Cherry Tomato, Ricotta and Avocado Frittata
It’s late and I’ve spent the last 9 hours walking around Boston; shopping and eating! What a day!! It’s my first time here and it’s been a beautiful long weekend. It’s a city deep in history with an air of peaceful romance everywhere. We walked Boston Common, watching the kids and adults alike skate on Frog Pond, walked the entirety of Newbury Street, saw Fenway Park, and Copely Square. Oh and did I mention we shopped??!?!
We had reservations at a hip pan Asian restaurant in the South End…but bailed for Thai takeout back to the room; 9:30pm seemed doable hours before but impossible once we got back to the room at 7pm. Jammies and a glass of wine were on the menu!
In my house the frittata is made up of whatever is left in the fridge at the end of the week. I’ve added so many things over the years that I think I cold create a book with just frittatas. There is almost nothing that can’t go into the basic egg mixture. Think of themes; Italian, Mexican, French, Spanish and so on. In the summer I made one with sweet potatoes and goats cheese that kinda blew my mind. I find the stronger the cheese or a mixture of a couple of types makes it taste better. You can also sprinkle the top with fresh breadcrumbs and more cheese. Be creative and fearless…you can’t go wrong!!
- 8 large eggs
- Salt and freshly ground black pepper
- ½ teaspoon nutmeg
- 2 tablespoon oil
- 1 tablespoon butter
- 2 cups cooked spaghetti
- 1/2 cup mushrooms, sliced
- 1 small onion, or more to taste, chopped
- 6 slices ham, chopped
- 2 red chili peppers, cut in rounds, seeds discarded or kept to taste
- 1 cup cherry tomatoes, cut in half
- 1/2 cup red peppers, chopped
- 3 ounces mozzarella
- ½ cup ricotta cheese
- 10 chives
- 1 avocado, sliced
- Set oven to 400 degrees.
- Whisk together eggs, nutmeg, 1/4 teaspoon salt, and 1/4 teaspoon pepper in a large bowl.

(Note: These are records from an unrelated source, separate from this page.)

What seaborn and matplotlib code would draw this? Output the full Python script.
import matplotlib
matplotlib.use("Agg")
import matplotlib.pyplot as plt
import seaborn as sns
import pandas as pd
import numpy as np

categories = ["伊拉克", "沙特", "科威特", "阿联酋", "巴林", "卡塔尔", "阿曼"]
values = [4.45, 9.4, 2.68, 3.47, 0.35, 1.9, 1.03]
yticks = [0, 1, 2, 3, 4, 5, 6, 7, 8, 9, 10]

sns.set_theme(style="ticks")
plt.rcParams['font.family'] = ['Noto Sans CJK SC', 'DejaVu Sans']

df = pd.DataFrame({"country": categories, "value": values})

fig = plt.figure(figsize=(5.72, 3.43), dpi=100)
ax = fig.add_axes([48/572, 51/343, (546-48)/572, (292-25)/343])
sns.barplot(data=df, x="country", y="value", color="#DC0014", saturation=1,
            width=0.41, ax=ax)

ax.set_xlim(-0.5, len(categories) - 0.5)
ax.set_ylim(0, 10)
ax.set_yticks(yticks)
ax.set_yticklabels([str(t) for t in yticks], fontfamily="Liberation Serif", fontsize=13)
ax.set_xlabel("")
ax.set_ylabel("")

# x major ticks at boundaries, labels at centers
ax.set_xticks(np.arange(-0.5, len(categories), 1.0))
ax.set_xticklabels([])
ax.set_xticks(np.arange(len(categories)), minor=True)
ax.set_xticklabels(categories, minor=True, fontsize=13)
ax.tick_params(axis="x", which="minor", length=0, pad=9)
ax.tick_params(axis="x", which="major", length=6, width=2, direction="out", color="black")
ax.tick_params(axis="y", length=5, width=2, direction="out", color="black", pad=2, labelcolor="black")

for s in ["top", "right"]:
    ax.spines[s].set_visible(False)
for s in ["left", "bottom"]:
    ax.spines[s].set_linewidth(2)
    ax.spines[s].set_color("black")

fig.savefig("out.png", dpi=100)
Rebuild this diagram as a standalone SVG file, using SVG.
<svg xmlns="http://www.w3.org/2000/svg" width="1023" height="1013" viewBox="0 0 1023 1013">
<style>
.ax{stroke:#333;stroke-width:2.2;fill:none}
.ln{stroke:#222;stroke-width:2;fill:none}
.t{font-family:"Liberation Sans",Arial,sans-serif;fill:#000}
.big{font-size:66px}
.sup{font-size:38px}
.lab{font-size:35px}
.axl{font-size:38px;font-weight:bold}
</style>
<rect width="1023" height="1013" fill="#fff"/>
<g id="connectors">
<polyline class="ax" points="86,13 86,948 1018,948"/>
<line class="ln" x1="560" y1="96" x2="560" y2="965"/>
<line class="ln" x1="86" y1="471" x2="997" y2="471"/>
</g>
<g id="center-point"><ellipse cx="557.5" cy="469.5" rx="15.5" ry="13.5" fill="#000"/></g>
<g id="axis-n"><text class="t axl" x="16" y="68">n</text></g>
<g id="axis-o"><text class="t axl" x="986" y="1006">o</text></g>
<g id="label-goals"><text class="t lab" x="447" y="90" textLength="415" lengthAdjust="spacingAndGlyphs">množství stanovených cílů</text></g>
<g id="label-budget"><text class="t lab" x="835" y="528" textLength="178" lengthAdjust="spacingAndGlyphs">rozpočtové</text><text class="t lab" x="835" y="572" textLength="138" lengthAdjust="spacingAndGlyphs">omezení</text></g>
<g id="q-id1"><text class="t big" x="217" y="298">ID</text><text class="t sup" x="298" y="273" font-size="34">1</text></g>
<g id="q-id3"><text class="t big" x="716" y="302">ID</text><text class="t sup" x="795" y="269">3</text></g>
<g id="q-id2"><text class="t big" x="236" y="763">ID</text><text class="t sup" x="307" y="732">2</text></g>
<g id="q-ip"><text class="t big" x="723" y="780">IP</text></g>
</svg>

- In an oven proof large sauté pan, add 1 tablespoon and oil and butter to skillet; sauté onion and peppers over medium-high heat until pale golden, about 4 minutes, then add mushrooms and sauté until just soft.
- Gently add the spaghetti and ham, cherry tomatoes (cut side up), red peppers, hot peppers and remaining tablespoon oil into onion mixture, spreading it evenly. Sprinkle mozzarella evenly over vegetable mixture and place the ricotta in the center.
- Pour egg mixture evenly over vegetables and place in the oven for 45min.
- Once the frittata is set, finish it by broiling it for 2-3 min. Serve with sliced avocado and chives on the top.